Update 1:30 p.m. : A spokesman with the Cedar Rapids Fire Department says the victim of the fatal fire this morning has been identified by the Linn County Medical Examiner’s Office as 81-year old Ronald J. Gillen. An autopsy is pending to determine the exact cause of death.

The other victim, who was conscious when she was taken by ambulance, has been identified as 76-year-old Daphne Rae Gillen. Gillen sustained injuries as the result of the fire and was transported to Mercy Medical Center, where her current condition is unknown.

The Fire Department determined that the fire originated in the bed within the bedroom where Ronald Gillen was found. The cause of the fire remains under investigation.

Original story:

An 81-year-old man died in a house fire in northeast Cedar Rapids this morning. Cedar Rapids Fire Department spokesman, Greg Buelow, says neighbors saw smoke and flames coming from the back half of a single family home just before seven A.M. and called 9-1-1.

“When firefighters arrived on scene, the scene was fairly chaotic. There was a 76-year-old female victim who was taken from the house by neighbors. They helped her down a back patio door and down some steps and helped her to the front drive to start administering medical care, because she had some fire injuries,” Buelow explains. He says the neighbors told firefighters there was another person still inside the home that they could get to.

Buelow says the neighbor had tried to go in the front door, but got two steps in and it was so hot and smoky that the neighbor came back out. Firefighters then found the victim.

“There were two bedrooms and a bathroom on the upper level fully involved with fire,” Buelow says. “They ended up finally locating the victim, but at that point…the outcome did not look favorable based on the fact that there were flames shooting out the back window, (the fire) had already breached the back window and broken it, and the flames had already punctured a hole in the roof.”

Buelow says the spread of the fire by the time firefighters found the victim indicated the fire had been burning for eight or ten minutes or more and that led to the intense heat and smoke that made it difficult for anyone to survive inside.
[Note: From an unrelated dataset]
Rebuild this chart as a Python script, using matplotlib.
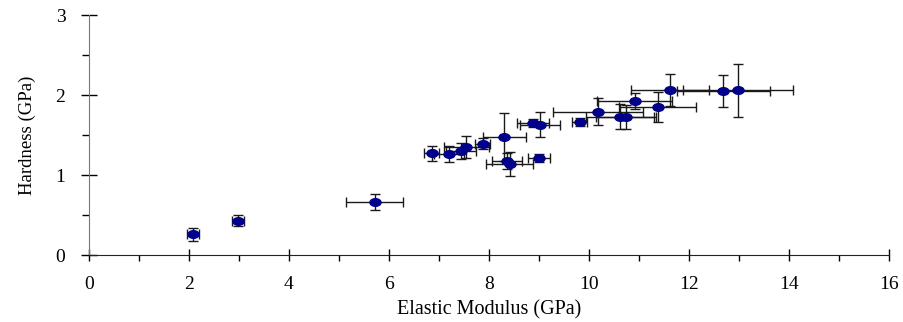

The condition of the woman is not known, although she was conscious when taken from the scene.

The names of the victims are being withheld until relatives can be notified. Buelow says there appeared to be a working smoke detector in the home, but it is still a mystery why the warning did not give the residents enough time to get out.

“Obviously we’re gonna wanna do an interview and check with the female victim to see how she was alerted to the fire. But it’s very possible the victim had a medical condition or other circumstance that would have inhibited his ability to get out on his own,” Buelow says. He says it has been 12 years since they’ve had a fire-related death in a home where the was a working smoke detector and that’s why they believe there might be other factors that kept the victims from getting out.

He says they are still trying to find the cause of the fire. While the heat and smoke were intense, Buelow says there were no injuries to firefighters. The fire department says the home suffered extensive damage. Firefighters say they are still trying to determine the cause of the fire.

The last fire fatality in Cedar Rapids occurred on February 26, when 43-year old Kerry M. Bye died in his home.